Shay, who lives in Duxbury, doesn’t dwell on that. Relentlessly upbeat—Walker says Shay ended seven out of 10 sentences in a recent email with exclamation marks—she would prefer to point out “how great it is that they have funded a STEM position.”
So she reached out for help. PTC gave her PTC Creo software, so her students could at least build virtual robots. Since she also didn’t have laptops, she arranged to borrow some. The defections stopped. And this fall, when the program began its second year, she got $15,000 from a private education foundation to cover Lego robot kits and her tuition to a Carnegie Mellon University online course in how to teach robotics.
“Basically, they saved my job,” Shay says of these private interventions.
But for teachers like her, she says, scarce resources—even in affluent towns—aren’t the only obstacles to getting students excited about technology, math, and science. So is their own conventional training.
“I like to understand every step of the way what’s going to happen, but when you do that it sometimes limits you,” she says.” Instead, Shay says, she imparts to her students that failing is part of learning. The “great mistake,” she calls it.
“You learn from it. You have to turn education around so kids are willing to take risks.”
Shay now teaches all her school’s sixth-graders, plus two other groups of seventh- and eighth-graders who take her courses as electives.

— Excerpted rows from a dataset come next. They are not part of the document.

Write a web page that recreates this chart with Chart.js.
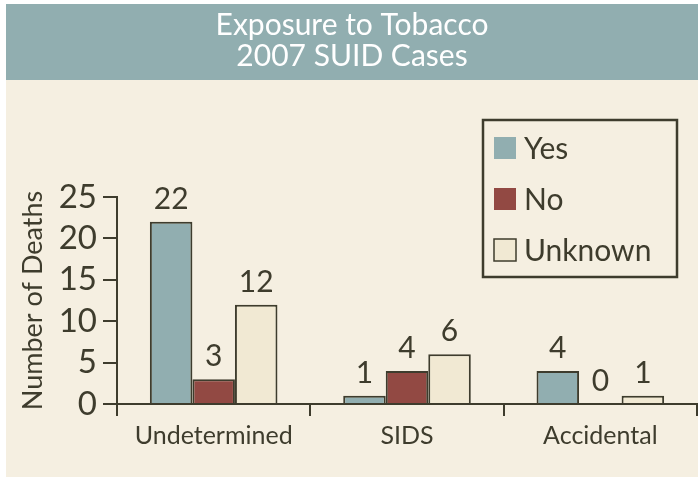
<!DOCTYPE html>
<html>
<head>
<meta charset="utf-8">
<title>Exposure to Tobacco - 2007 SUID Cases</title>
<script src="https://cdn.jsdelivr.net/npm/chart.js@4.4.1/dist/chart.umd.min.js"></script>
<style>
  html, body { margin: 0; padding: 0; background: #ffffff; }
  #wrap { position: relative; width: 698px; height: 477px; }
</style>
</head>
<body>
<div id="wrap"><canvas id="tobaccoChart" width="698" height="477"></canvas></div>
<script>
  // Chart data
  const categories = ['Undetermined', 'SIDS', 'Accidental'];
  const seriesNames = ['Yes', 'No', 'Unknown'];
  const yesValues = [22, 1, 4];
  const noValues = [3, 4, 0];
  const unknownValues = [12, 6, 1];
  const yTicks = [0, 5, 10, 15, 20, 25];
  const titleLines = ['Exposure to Tobacco', '2007 SUID Cases'];
  const yAxisTitle = 'Number of Deaths';

  // Colours
  const ink = '#3e3c2d';
  const banner = '#91aeb0';
  const cream = '#f5efe1';
  const barColors = ['#91aeb0', '#924943', '#f1e9d3'];
  const fontFamily = 'Lato, "Open Sans", sans-serif';

  // Background panel and title banner
  const backgroundPlugin = {
    id: 'panelBackground',
    beforeDraw(chart) {
      const ctx = chart.ctx;
      ctx.save();
      ctx.fillStyle = '#ffffff';
      ctx.fillRect(0, 0, chart.width, chart.height);
      ctx.fillStyle = cream;
      ctx.fillRect(6, 4, chart.width - 6, chart.height - 4);
      ctx.fillStyle = banner;
      ctx.fillRect(6, 4, chart.width - 6, 76);
      ctx.fillStyle = '#ffffff';
      ctx.font = '30px ' + fontFamily;
      ctx.textAlign = 'center';
      ctx.textBaseline = 'alphabetic';
      const cx = (6 + chart.width) / 2;
      ctx.fillText(titleLines[0], cx, 35);
      ctx.fillText(titleLines[1], cx, 66);
      ctx.restore();
    }
  };

  // Value labels above each bar
  const valueLabelPlugin = {
    id: 'valueLabels',
    afterDatasetsDraw(chart) {
      const ctx = chart.ctx;
      ctx.save();
      ctx.fillStyle = ink;
      ctx.font = '30px ' + fontFamily;
      ctx.textAlign = 'center';
      ctx.textBaseline = 'alphabetic';
      chart.data.datasets.forEach((ds, i) => {
        const meta = chart.getDatasetMeta(i);
        meta.data.forEach((bar, j) => {
          ctx.fillText(String(ds.data[j]), bar.x, bar.y - 13);
        });
      });
      ctx.restore();
    }
  };

  // Boxed legend in the upper right
  const boxLegendPlugin = {
    id: 'boxLegend',
    afterDraw(chart, args, opts) {
      const ctx = chart.ctx;
      const x = opts.x, y = opts.y, w = opts.width, h = opts.height;
      ctx.save();
      ctx.strokeStyle = ink;
      ctx.lineWidth = 2.5;
      ctx.strokeRect(x, y, w, h);
      ctx.font = '30px ' + fontFamily;
      ctx.textBaseline = 'middle';
      ctx.textAlign = 'left';
      chart.data.datasets.forEach((ds, i) => {
        const cy = y + opts.firstRow + i * opts.rowGap;
        ctx.fillStyle = ds.backgroundColor;
        ctx.fillRect(x + 11, cy - 11, 22, 22);
        if (i === 2) {
          ctx.lineWidth = 1.5;
          ctx.strokeRect(x + 11, cy - 11, 22, 22);
        }
        ctx.fillStyle = ink;
        ctx.fillText(ds.label, x + 41, cy + 1);
      });
      ctx.restore();
    }
  };

  const datasets = [yesValues, noValues, unknownValues].map((vals, i) => ({
    label: seriesNames[i],
    data: vals,
    backgroundColor: barColors[i],
    borderColor: ink,
    borderWidth: 2,
    borderSkipped: 'bottom',
    categoryPercentage: 0.66,
    barPercentage: 1.0
  }));

  new Chart(document.getElementById('tobaccoChart'), {
    type: 'bar',
    data: { labels: categories, datasets: datasets },
    plugins: [backgroundPlugin, valueLabelPlugin, boxLegendPlugin],
    options: {
      responsive: false,
      animation: false,
      layout: { padding: { top: 197, left: 6, right: 1, bottom: 0 } },
      plugins: {
        legend: { display: false },
        tooltip: { enabled: false },
        title: { display: false },
        boxLegend: { x: 483, y: 120, width: 194, height: 157, firstRow: 28, rowGap: 51 }
      },
      scales: {
        x: {
          afterFit(scale) { scale.height = 73; },
          grid: {
            display: true,
            offset: true,
            drawOnChartArea: false,
            drawTicks: true,
            tickLength: 12,
            color: ink,
            lineWidth: 2
          },
          border: { display: true, color: ink, width: 2 },
          ticks: {
            color: ink,
            font: { family: fontFamily, size: 25 },
            padding: 5
          }
        },
        y: {
          min: 0,
          max: 25,
          afterFit(scale) { scale.width = 111; },
          afterBuildTicks(scale) { scale.ticks = yTicks.map(v => ({ value: v })); },
          grid: {
            display: true,
            drawOnChartArea: false,
            drawTicks: true,
            tickLength: 14,
            color: ink,
            lineWidth: 2
          },
          border: { display: true, color: ink, width: 2 },
          ticks: {
            color: ink,
            autoSkip: false,
            font: { family: fontFamily, size: 33 },
            padding: 6
          },
          title: {
            display: true,
            text: yAxisTitle,
            color: ink,
            font: { family: fontFamily, size: 27 },
            padding: { top: 11, bottom: 0 }
          }
        }
      }
    }
  });
</script>
</body>
</html>
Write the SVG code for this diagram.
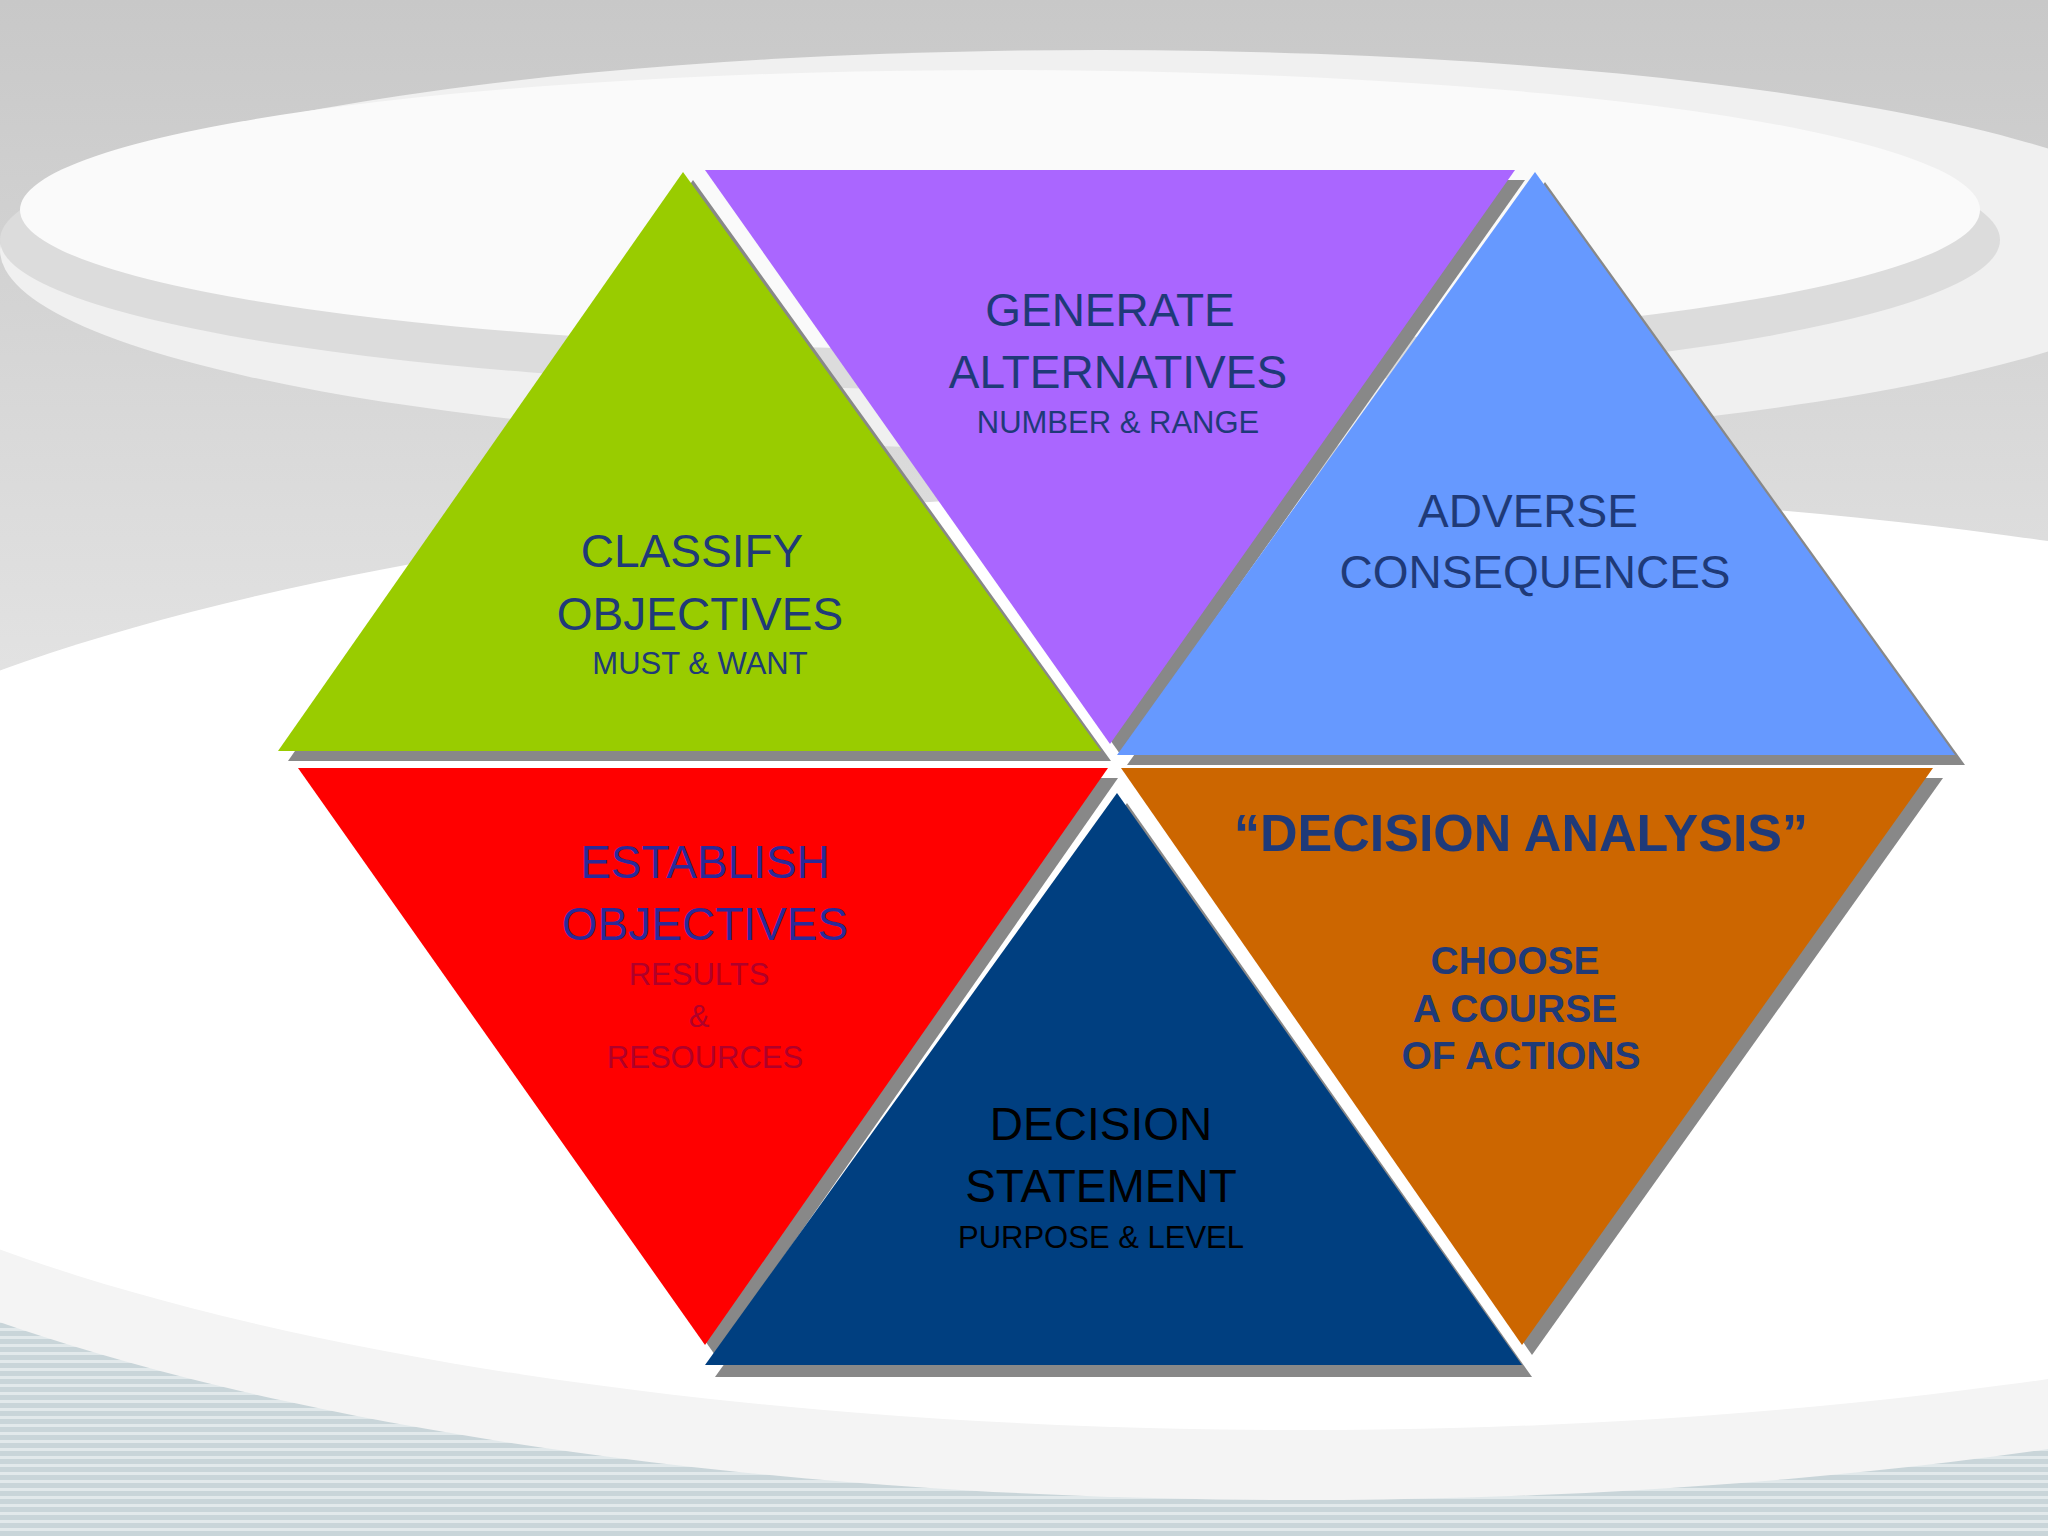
<svg xmlns="http://www.w3.org/2000/svg" width="2048" height="1536" viewBox="0 0 2048 1536">
<defs>
<linearGradient id="bg" x1="0" y1="0" x2="0" y2="1">
<stop offset="0" stop-color="#c8c8c8"/><stop offset="0.5" stop-color="#e6e6e6"/><stop offset="1" stop-color="#d6dde0"/>
</linearGradient>
<pattern id="stripes" width="10" height="8" patternUnits="userSpaceOnUse">
<rect width="10" height="8" fill="#c9d5d9"/><rect width="10" height="3" fill="#e2e9eb"/>
</pattern>
<style>
text{font-family:"Liberation Sans",Arial,sans-serif;text-anchor:middle;dominant-baseline:central}
.big{font-size:46px;fill:#1f3a78}
.sm{font-size:31px;fill:#1f3a78}
.sh{fill:#888}
</style>
</defs>
<rect width="2048" height="1536" fill="url(#bg)"/>
<rect y="1060" width="2048" height="476" fill="url(#stripes)"/>
<ellipse cx="1300" cy="1000" rx="1700" ry="500" fill="#f4f4f4"/>
<ellipse cx="1300" cy="960" rx="1650" ry="470" fill="#ffffff"/>
<ellipse cx="1100" cy="250" rx="1100" ry="200" fill="#f0f0f0"/>
<ellipse cx="1000" cy="240" rx="1000" ry="150" fill="#dcdcdc"/>
<ellipse cx="1000" cy="210" rx="980" ry="140" fill="#fafafa"/>
<g id="shadows">
<polygon class="sh" points="693,180 288,761 1111,761"/>
<polygon class="sh" points="715,180 1525,180 1120,754"/>
<polygon class="sh" points="1545,182 1127,765 1965,765"/>
<polygon class="sh" points="308,778 1118,778 715,1355"/>
<polygon class="sh" points="1127,803 715,1377 1532,1377"/>
<polygon class="sh" points="1131,778 1943,778 1532,1355"/>
</g>
<g id="green"><polygon points="683,172 278,751 1101,751" fill="#99cc00"/>
<text class="big" x="692" y="551">CLASSIFY</text><text class="big" x="700" y="614">OBJECTIVES</text><text class="sm" x="700" y="663">MUST &amp; WANT</text></g>
<g id="purple"><polygon points="705,170 1515,170 1110,744" fill="#aa66ff"/>
<text class="big" x="1110" y="310">GENERATE</text><text class="big" x="1118" y="372">ALTERNATIVES</text><text class="sm" x="1118" y="422">NUMBER &amp; RANGE</text></g>
<g id="blue"><polygon points="1535,172 1117,755 1955,755" fill="#6699ff"/>
<text class="big" x="1528" y="511">ADVERSE</text><text class="big" x="1535" y="572">CONSEQUENCES</text></g>
<g id="red"><polygon points="298,768 1108,768 705,1345" fill="#ff0000"/>
<text class="big" x="705" y="862" style="fill:#2a2a99">ESTABLISH</text><text class="big" x="705" y="924" style="fill:#2a2a99">OBJECTIVES</text>
<text class="sm" x="699" y="974" style="fill:#b0002a">RESULTS</text><text class="sm" x="699" y="1016" style="fill:#b0002a">&amp;</text><text class="sm" x="705" y="1057" style="fill:#b0002a">RESOURCES</text></g>
<g id="darkblue"><polygon points="1117,793 705,1365 1522,1365" fill="#003f80"/>
<text class="big" x="1101" y="1124" style="fill:#000">DECISION</text><text class="big" x="1101" y="1186" style="fill:#000">STATEMENT</text><text class="sm" x="1101" y="1237" style="fill:#000">PURPOSE &amp; LEVEL</text></g>
<g id="orange"><polygon points="1121,768 1933,768 1522,1345" fill="#cc6600"/>
<text x="1521" y="833" style="font-size:52px;font-weight:bold;fill:#1f3a78">“DECISION ANALYSIS”</text>
<text x="1515" y="960" style="font-size:39px;font-weight:bold;fill:#1f3a78">CHOOSE</text>
<text x="1515" y="1008" style="font-size:39px;font-weight:bold;fill:#1f3a78">A COURSE</text>
<text x="1521" y="1055" style="font-size:39px;font-weight:bold;fill:#1f3a78">OF ACTIONS</text></g>
</svg>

To encourage teamwork—a cornerstone of real-world success in technology fields, say experts—she has the seventh- and eighth-graders help the sixth-graders and high school students help the seventh- and eighth-graders. And when her students want to know if they’ve done something correctly, Shay says, she has them ask a classmate.
All of this directly contradicts the kind of content learning common in the era of standardized tests such as the Massachusetts Comprehensive Assessment Test, Shay says, which also can get in the way of some technology education.
“Science teachers are looking at me and saying, ‘This is nothing new, but we don’t have time to do the hands-on stuff because we have to teach so much content,’” she says. “I’m so fortunate that my class is not MCAS-tested. I am able to focus on things that maybe you can’t measure, like creativity, like taking risks, like failing is okay.”
Shay, whose own son is going through the competitive college-application process, says: “We have just taken away so much of kids’ ability to create, the fun in learning. It’s a pressure-cooker. Things are so high stress, high stakes. We’ve forgotten about the need to create, to collaborate.”
Students in her classes watch real-world applications of the technology they’re learning about, including a video of world motorcycle drag-racing champion Reggie Showers, who uses highly engineered prosthetic legs and feet.
“Anything you have an interest in, you need engineers,” Shay says she tells them. “You have to connect it to real life. So I ask, ‘What are you interested in?’ They’ll say, ‘I like ice cream.’ ‘Okay, you can be an engineer and work for an ice-cream company and design ice-cream machines.’”
These ways of teaching STEM “seem obvious, but we don’t do them,” Shay says.
Another problem: Few girls take her elective classes. Last year there were six girls out of 100 students.
“They were like, ‘Robots? Mrs. Shay, we don’t even like Lego.” And to see these girls now, they’re doing robotics and making things work and high-fiving each other.”
She’s still working on recruiting more.
“I use myself as an example,” Shay says. After all, she says, “If I can do it, they can do it.”